**Exercise**
Repeat, exactly and completely, the material that follows. Omit the pictures.

**Recorded data**
⟨

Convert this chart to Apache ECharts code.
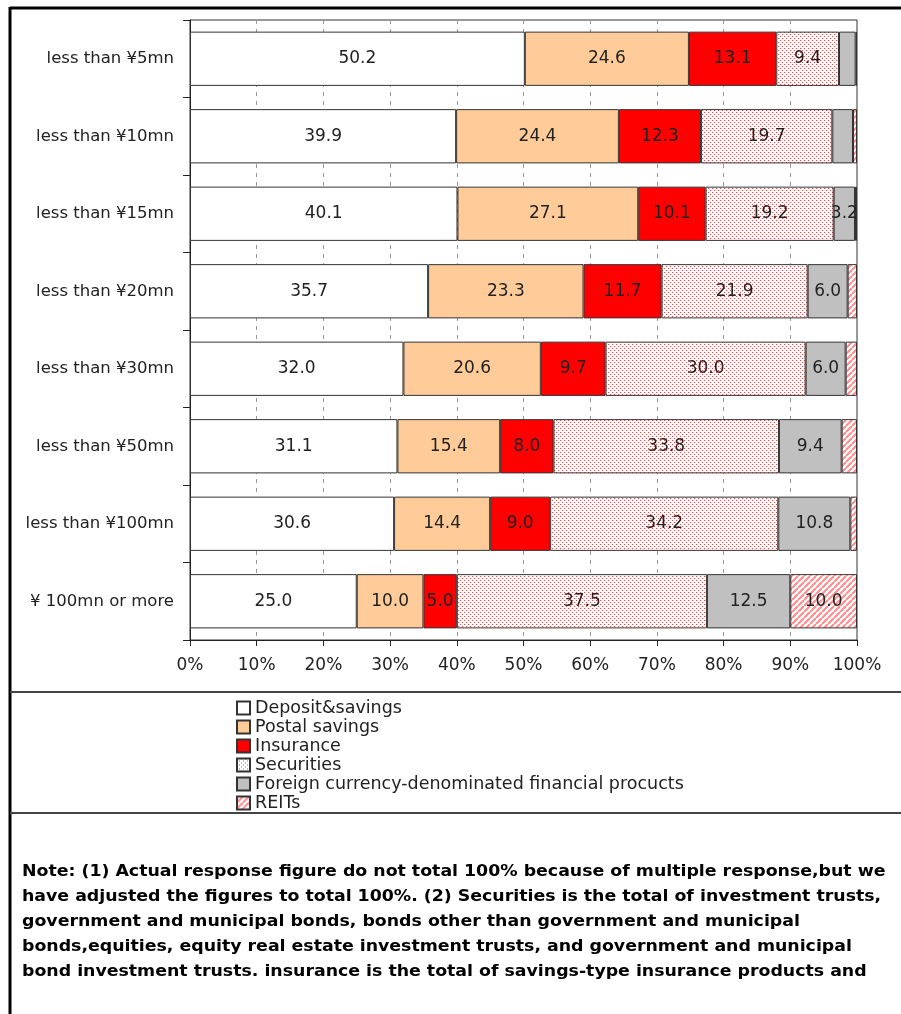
<!DOCTYPE html>
<html>
<head>
<meta charset="utf-8">
<script src="https://cdn.jsdelivr.net/npm/echarts@6/dist/echarts.min.js"></script>
<style>
  html, body { margin: 0; padding: 0; background: #fff; }
  #chart { width: 901px; height: 1014px; }
</style>
</head>
<body>
<div id="chart"></div>
<script>
// Asset holdings by financial-asset bracket (share of respondents, %)
const categories = [
  'less than ¥5mn', 'less than ¥10mn', 'less than ¥15mn', 'less than ¥20mn',
  'less than ¥30mn', 'less than ¥50mn', 'less than ¥100mn', '¥ 100mn or more'
];
const seriesNames = [
  'Deposit&savings', 'Postal savings', 'Insurance', 'Securities',
  'Foreign currency-denominated financial procucts', 'REITs'
];
const deposit    = [50.2, 39.9, 40.1, 35.7, 32.0, 31.1, 30.6, 25.0];
const postal     = [24.6, 24.4, 27.1, 23.3, 20.6, 15.4, 14.4, 10.0];
const insurance  = [13.1, 12.3, 10.1, 11.7,  9.7,  8.0,  9.0,  5.0];
const securities = [ 9.4, 19.7, 19.2, 21.9, 30.0, 33.8, 34.2, 37.5];
const foreignCur = [ 2.5,  3.1,  3.2,  6.0,  6.0,  9.4, 10.8, 12.5];
const reits      = [ 0.2,  0.6,  0.3,  1.4,  1.7,  2.3,  1.0, 10.0];

const noteLines = [
  'Note: (1) Actual response figure do not total 100% because of multiple response,but we',
  'have adjusted the figures to total 100%. (2) Securities is the total of investment trusts,',
  'government and municipal bonds, bonds other than government and municipal',
  'bonds,equities, equity real estate investment trusts, and government and municipal',
  'bond investment trusts. insurance is the total of savings-type insurance products and'
];

// Fill textures: red dot screen and diagonal red hatching
function dotTexture() {
  const c = document.createElement('canvas');
  c.width = 4; c.height = 4;
  const g = c.getContext('2d');
  g.fillStyle = '#ffffff'; g.fillRect(0, 0, 4, 4);
  g.fillStyle = '#ff3b3b';
  g.fillRect(0, 0, 1, 1);
  g.fillRect(2, 2, 1, 1);
  return c;
}
function hatchTexture() {
  const s = 6;
  const c = document.createElement('canvas');
  c.width = s; c.height = s;
  const g = c.getContext('2d');
  g.fillStyle = '#ffffff'; g.fillRect(0, 0, s, s);
  g.strokeStyle = '#ff8f8f';
  g.lineWidth = 2.2;
  for (let k = -1; k <= 1; k++) {
    g.beginPath();
    g.moveTo(k * s, s);
    g.lineTo(k * s + s, 0);
    g.stroke();
  }
  return c;
}

const fills = [
  '#ffffff',
  '#ffcc99',
  '#ff0000',
  { image: dotTexture(), repeat: 'repeat' },
  '#c0c0c0',
  { image: hatchTexture(), repeat: 'repeat' }
];
const values = [deposit, postal, insurance, securities, foreignCur, reits];

const FONT = 'DejaVu Sans';

const series = values.map((data, i) => ({
  name: seriesNames[i],
  type: 'bar',
  stack: 'total',
  barCategoryGap: '30%',
  data: data,
  itemStyle: { color: fills[i], borderColor: '#333', borderWidth: 1 },
  emphasis: { disabled: true },
  label: {
    show: true,
    position: 'inside',
    fontFamily: FONT,
    fontSize: 17,
    color: '#222',
    formatter: p => (p.value >= 3.2 ? p.value.toFixed(1) : '')
  }
}));

const chart = echarts.init(document.getElementById('chart'), null, { renderer: 'canvas' });
chart.setOption({
  animation: false,
  backgroundColor: '#ffffff',
  grid: {
    left: 190, right: 44, top: 20, bottom: 374,
    show: true, borderColor: '#333', borderWidth: 1, backgroundColor: '#ffffff'
  },
  xAxis: {
    type: 'value',
    min: 0, max: 100, interval: 10,
    axisLine: { show: true, lineStyle: { color: '#222', width: 1 } },
    axisTick: { show: true, length: 6, lineStyle: { color: '#222' } },
    axisLabel: { formatter: '{value}%', fontFamily: FONT, fontSize: 17, color: '#222', margin: 17 },
    splitLine: { show: true, lineStyle: { color: '#999', type: [4, 5], width: 1 } }
  },
  yAxis: {
    type: 'category',
    inverse: true,
    data: categories,
    axisLine: { show: true, lineStyle: { color: '#222', width: 1 } },
    axisTick: { show: true, length: 7, lineStyle: { color: '#222' } },
    axisLabel: { fontFamily: FONT, fontSize: 16.5, color: '#222', margin: 16 }
  },
  legend: {
    orient: 'vertical',
    left: 236, top: 699,
    padding: 0,
    itemWidth: 13, itemHeight: 13, itemGap: 1,
    icon: 'rect',
    selectedMode: false,
    textStyle: { fontFamily: FONT, fontSize: 17.5, color: '#222', padding: [0, 0, 0, 0] },
    data: seriesNames
  },
  graphic: [
    // outer frame and section dividers
    { type: 'line', shape: { x1: 10, y1: 8, x2: 901, y2: 8 }, style: { stroke: '#000', lineWidth: 3 }, z: 10 },
    { type: 'line', shape: { x1: 10, y1: 7, x2: 10, y2: 1014 }, style: { stroke: '#000', lineWidth: 3 }, z: 10 },
    { type: 'line', shape: { x1: 10, y1: 692, x2: 901, y2: 692 }, style: { stroke: '#444', lineWidth: 2 }, z: 10 },
    { type: 'line', shape: { x1: 10, y1: 813, x2: 901, y2: 813 }, style: { stroke: '#444', lineWidth: 2 }, z: 10 },
    {
      type: 'text',
      left: 22, top: 859,
      scaleX: 1.205,
      style: {
        text: noteLines.join('\n'),
        fontFamily: 'DejaVu Sans Condensed',
        fontWeight: 'bold',
        fontSize: 16,
        lineHeight: 25,
        fill: '#000'
      }
    }
  ],
  series: series
});
</script>
</body>
</html>
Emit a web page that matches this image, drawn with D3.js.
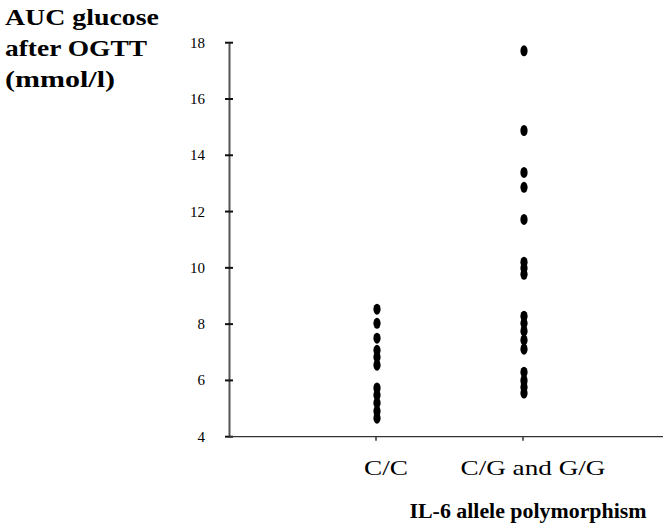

⟩

**Task result**
Convert this chart to Apache ECharts code.
<!DOCTYPE html>
<html>
<head>
<meta charset="utf-8">
<script src="https://cdn.jsdelivr.net/npm/echarts@6/dist/echarts.min.js"></script>
<style>
  html, body { margin: 0; padding: 0; background: #fff; }
  #chart { width: 901px; height: 1014px; }
</style>
</head>
<body>
<div id="chart"></div>
<script>
// Asset holdings by financial-asset bracket (share of respondents, %)
const categories = [
  'less than ¥5mn', 'less than ¥10mn', 'less than ¥15mn', 'less than ¥20mn',
  'less than ¥30mn', 'less than ¥50mn', 'less than ¥100mn', '¥ 100mn or more'
];
const seriesNames = [
  'Deposit&savings', 'Postal savings', 'Insurance', 'Securities',
  'Foreign currency-denominated financial procucts', 'REITs'
];
const deposit    = [50.2, 39.9, 40.1, 35.7, 32.0, 31.1, 30.6, 25.0];
const postal     = [24.6, 24.4, 27.1, 23.3, 20.6, 15.4, 14.4, 10.0];
const insurance  = [13.1, 12.3, 10.1, 11.7,  9.7,  8.0,  9.0,  5.0];
const securities = [ 9.4, 19.7, 19.2, 21.9, 30.0, 33.8, 34.2, 37.5];
const foreignCur = [ 2.5,  3.1,  3.2,  6.0,  6.0,  9.4, 10.8, 12.5];
const reits      = [ 0.2,  0.6,  0.3,  1.4,  1.7,  2.3,  1.0, 10.0];

const noteLines = [
  'Note: (1) Actual response figure do not total 100% because of multiple response,but we',
  'have adjusted the figures to total 100%. (2) Securities is the total of investment trusts,',
  'government and municipal bonds, bonds other than government and municipal',
  'bonds,equities, equity real estate investment trusts, and government and municipal',
  'bond investment trusts. insurance is the total of savings-type insurance products and'
];

// Fill textures: red dot screen and diagonal red hatching
function dotTexture() {
  const c = document.createElement('canvas');
  c.width = 4; c.height = 4;
  const g = c.getContext('2d');
  g.fillStyle = '#ffffff'; g.fillRect(0, 0, 4, 4);
  g.fillStyle = '#ff3b3b';
  g.fillRect(0, 0, 1, 1);
  g.fillRect(2, 2, 1, 1);
  return c;
}
function hatchTexture() {
  const s = 6;
  const c = document.createElement('canvas');
  c.width = s; c.height = s;
  const g = c.getContext('2d');
  g.fillStyle = '#ffffff'; g.fillRect(0, 0, s, s);
  g.strokeStyle = '#ff8f8f';
  g.lineWidth = 2.2;
  for (let k = -1; k <= 1; k++) {
    g.beginPath();
    g.moveTo(k * s, s);
    g.lineTo(k * s + s, 0);
    g.stroke();
  }
  return c;
}

const fills = [
  '#ffffff',
  '#ffcc99',
  '#ff0000',
  { image: dotTexture(), repeat: 'repeat' },
  '#c0c0c0',
  { image: hatchTexture(), repeat: 'repeat' }
];
const values = [deposit, postal, insurance, securities, foreignCur, reits];

const FONT = 'DejaVu Sans';

const series = values.map((data, i) => ({
  name: seriesNames[i],
  type: 'bar',
  stack: 'total',
  barCategoryGap: '30%',
  data: data,
  itemStyle: { color: fills[i], borderColor: '#333', borderWidth: 1 },
  emphasis: { disabled: true },
  label: {
    show: true,
    position: 'inside',
    fontFamily: FONT,
    fontSize: 17,
    color: '#222',
    formatter: p => (p.value >= 3.2 ? p.value.toFixed(1) : '')
  }
}));

const chart = echarts.init(document.getElementById('chart'), null, { renderer: 'canvas' });
chart.setOption({
  animation: false,
  backgroundColor: '#ffffff',
  grid: {
    left: 190, right: 44, top: 20, bottom: 374,
    show: true, borderColor: '#333', borderWidth: 1, backgroundColor: '#ffffff'
  },
  xAxis: {
    type: 'value',
    min: 0, max: 100, interval: 10,
    axisLine: { show: true, lineStyle: { color: '#222', width: 1 } },
    axisTick: { show: true, length: 6, lineStyle: { color: '#222' } },
    axisLabel: { formatter: '{value}%', fontFamily: FONT, fontSize: 17, color: '#222', margin: 17 },
    splitLine: { show: true, lineStyle: { color: '#999', type: [4, 5], width: 1 } }
  },
  yAxis: {
    type: 'category',
    inverse: true,
    data: categories,
    axisLine: { show: true, lineStyle: { color: '#222', width: 1 } },
    axisTick: { show: true, length: 7, lineStyle: { color: '#222' } },
    axisLabel: { fontFamily: FONT, fontSize: 16.5, color: '#222', margin: 16 }
  },
  legend: {
    orient: 'vertical',
    left: 236, top: 699,
    padding: 0,
    itemWidth: 13, itemHeight: 13, itemGap: 1,
    icon: 'rect',
    selectedMode: false,
    textStyle: { fontFamily: FONT, fontSize: 17.5, color: '#222', padding: [0, 0, 0, 0] },
    data: seriesNames
  },
  graphic: [
    // outer frame and section dividers
    { type: 'line', shape: { x1: 10, y1: 8, x2: 901, y2: 8 }, style: { stroke: '#000', lineWidth: 3 }, z: 10 },
    { type: 'line', shape: { x1: 10, y1: 7, x2: 10, y2: 1014 }, style: { stroke: '#000', lineWidth: 3 }, z: 10 },
    { type: 'line', shape: { x1: 10, y1: 692, x2: 901, y2: 692 }, style: { stroke: '#444', lineWidth: 2 }, z: 10 },
    { type: 'line', shape: { x1: 10, y1: 813, x2: 901, y2: 813 }, style: { stroke: '#444', lineWidth: 2 }, z: 10 },
    {
      type: 'text',
      left: 22, top: 859,
      scaleX: 1.205,
      style: {
        text: noteLines.join('\n'),
        fontFamily: 'DejaVu Sans Condensed',
        fontWeight: 'bold',
        fontSize: 16,
        lineHeight: 25,
        fill: '#000'
      }
    }
  ],
  series: series
});
</script>
</body>
</html>
Emit a web page that matches this image, drawn with D3.js.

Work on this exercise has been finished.